Double bind à fond, du genre je t’adore mais je te baffe parce que je t’adore, et si je t’adore de trop je t’en remets une de plus. Variations Goldberg, Gnossiennes méandreuses, douceur et intensité savamment dosées, prends-moi, laisse-moi, cours après moi, ne me quitte pas. Mais ne fais pas la vaisselle, je m’en occupe, mais ne mets pas ton linge au sale, tu n’y comprends rien, et puis ce n’est jamais le bon programme, ça va encore déteindre, mais tu peux me planter un clou, me faire un baiser dans le cou, me taper un peu, tu es trop mou, vas-y oui prends-moi, arrête, lâche-moi. Des ouragans de tendresse, de sensualité, de parfums suaves et lourds d’aisselles et d’entrecuisse, des cheveux doux comme des peaux de fruits et des dents acérées comme des épines de roses. Je t’aime moi non plus. Je te déteste moi non plus. Tu penses à quoi, est-ce que tu penses à moi, tu ne penses qu’à toi. Il faut se souvenir que la colère est le symptôme premier de la victime. Tu te mets en colère, donc t’es une victime. Donc tu es calme, calme à tuer. Tu laisses s’enfoncer dans le tréfonds les larmes et les cris absorbés par la surprise, l’étonnement, puis l’habitude. Tu tentes le rire, c’est encore pire. Ne reste que le sourire d’acteur américain, de préférence cow-boy avec un large chapeau.
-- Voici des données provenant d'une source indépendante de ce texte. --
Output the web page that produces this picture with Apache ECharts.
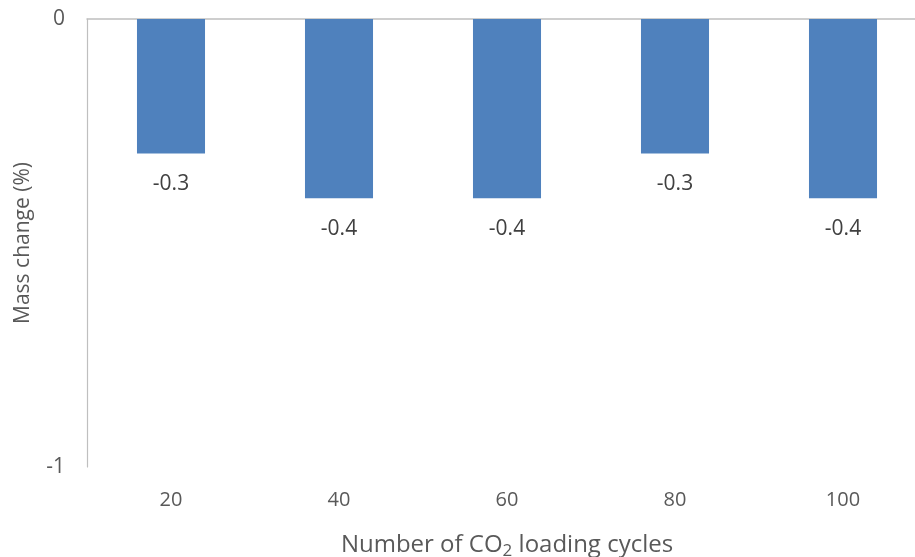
<!DOCTYPE html>
<html>
<head>
<meta charset="utf-8">
<script src="https://cdn.jsdelivr.net/npm/echarts@6/dist/echarts.min.js"></script>
<style>
  html, body { margin: 0; padding: 0; background: #ffffff; overflow: hidden; }
  #chart { width: 927px; height: 557px; }
</style>
</head>
<body>
<div id="chart"></div>
<script>
// Loading cycles and the mass change measured after each
const cycles = ['20', '40', '60', '80', '100'];
const massChange = [-0.3, -0.4, -0.4, -0.3, -0.4];
const yMin = -1;
const yMax = 0;

const textColor = '#595959';
const axisColor = '#bfbfbf';
const fontFamily = 'Open Sans, Liberation Sans, sans-serif';

const chart = echarts.init(document.getElementById('chart'), null, { renderer: 'canvas' });

chart.setOption({
  animation: false,
  backgroundColor: '#ffffff',
  grid: { left: 87, right: 0, top: 19, height: 448, containLabel: false, outerBoundsMode: 'none' },
  xAxis: [
    {
      type: 'category',
      data: cycles,
      position: 'bottom',
      axisLine: { show: false, onZero: false },
      axisTick: { show: false },
      axisLabel: { color: textColor, fontSize: 20, fontFamily: fontFamily, margin: 23 },
      name: 'Number of CO{sub|2} loading cycles',
      nameLocation: 'middle',
      nameGap: 64,
      nameTextStyle: {
        color: textColor, fontSize: 24, fontFamily: fontFamily,
        rich: { sub: { fontSize: 17, verticalAlign: 'bottom', padding: [12, 0, 0, 0], color: textColor, fontFamily: fontFamily } }
      }
    },
    {
      type: 'category',
      data: cycles,
      position: 'top',
      axisLine: { show: true, onZero: false, lineStyle: { color: axisColor, width: 1.5 } },
      axisTick: { show: false },
      axisLabel: { show: false }
    }
  ],
  yAxis: {
    type: 'value',
    min: yMin,
    max: yMax,
    interval: 1,
    axisLine: { show: true, lineStyle: { color: axisColor, width: 1.2 } },
    axisTick: { show: false },
    splitLine: { show: false },
    axisLabel: { color: textColor, fontSize: 21, fontFamily: fontFamily, margin: 22 },
    name: 'Mass change (%)',
    nameLocation: 'middle',
    nameGap: 53,
    nameRotate: 90,
    nameTextStyle: { color: textColor, fontSize: 21, fontFamily: fontFamily }
  },
  series: [
    {
      type: 'bar',
      data: massChange,
      xAxisIndex: 0,
      barWidth: '40.5%',
      itemStyle: { color: '#4f81bd' },
      label: {
        show: true,
        position: 'bottom',
        distance: 20,
        color: '#404040',
        fontSize: 21,
        fontFamily: fontFamily,
        formatter: function (p) { return p.value.toFixed(1); }
      }
    }
  ]
});
</script>
</body>
</html>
Te voici arrivé au but, te voici macho.
reprise nov.2025
Double contrainte à tous les étages : « je t’adore » suivi d’une claque, « si je t’aime trop, je t’en remets une », et le refrain derrière, plus subtil : « prends-moi, laisse-moi, cours après moi, ne me quitte pas ». À force, ça devient une musique de fond, avec ses variations, ses reprises. Un soir comme les autres, ça commence par la cuisine : « touche pas à la vaisselle, tu ne sais pas faire », « ne mets pas ton linge au sale, tu vas te tromper de programme, ça va déteindre ». Tu recules de l’évier, tu lâches le panier, tu la laisses faire. Une minute plus tard, autre registre : « tu peux me planter ce clou ? », « viens me faire un baiser dans le cou », « frappe un peu, tu es trop mou », « vas-y, prends-moi », « arrête, lâche-moi ». Tout se mélange : interdits, injonctions, demandes de soin et de violence, dans la même pièce, sous la même lumière. Le corps, lui, essaie de suivre : bras retenu, bras tendu, main sur l’éponge, main sur la peau. L’odeur de lessive humide se mélange au parfum lourd qui remonte des aisselles et du bas-ventre, les cheveux collent un peu, brillants comme des fruits trop mûrs, et les dents, quand elles mordent, ont vraiment quelque chose de l’épine. Ce n’est pas seulement une jolie image. Tu entends aussi les phrases sur la colère : « arrête de t’énerver, tu te fais du mal », « tu cries, donc tu es une victime ». Alors tu te tiens tranquille. Tu avales. Tu laisses descendre les larmes dans un coin où ça ne se voit plus, tu avales les cris, d’abord avec stupeur, puis avec lassitude. À force, tu essayes une autre stratégie : tu rigoles. Tu fais une blague, tu tournes tout en dérision. Ça ne marche pas mieux. On te reproche encore ton ton, ton humour, ta froideur. Petit à petit, il ne reste plus qu’un masque affichable : un sourire bien dessinée, dents propres, façon acteur américain dans un western du dimanche, chapeau invisible mais bien présent. Tu coches toutes les cases : tu te tais, tu encaisses, tu portes le sourire. De l’extérieur, ça fait « mec posé », presque viril. À l’intérieur, tu sais que tu es juste devenu assez calme pour qu’on puisse tout te faire sans que tu bronches. Te voilà arrivé à ce qu’on attend de toi : un macho, version muette, fabriqué couche après couche à partir d’une position de victime qu’il vaut mieux ne jamais nommer.
résumé : Ça montre un homme qui commence à mettre au jour la mécanique de domination affective qu’il a connue : alternance d’amour et de violence, compliments et humiliations, demandes contradictoires qui l’ont peu à peu enfermé dans un rôle. Il a compris que sa colère, dès qu’elle surgissait, était aussitôt retournée contre lui comme preuve de faiblesse, ce qui l’a conduit à l’absorber, à se taire, à se couvrir d’un sourire de façade. Le « macho » final n’est pas un fantasme viril qu’il revendique, mais une cuirasse fabriquée pour ne plus sentir qu’il est en position de victime. L’homme de 2019 n’est plus dupe de cette transformation : il voit que derrière la figure du type calme, solide, se cache un long travail d’anesthésie émotionnelle, et il commence à le raconter, justement, pour fissurer cette armure.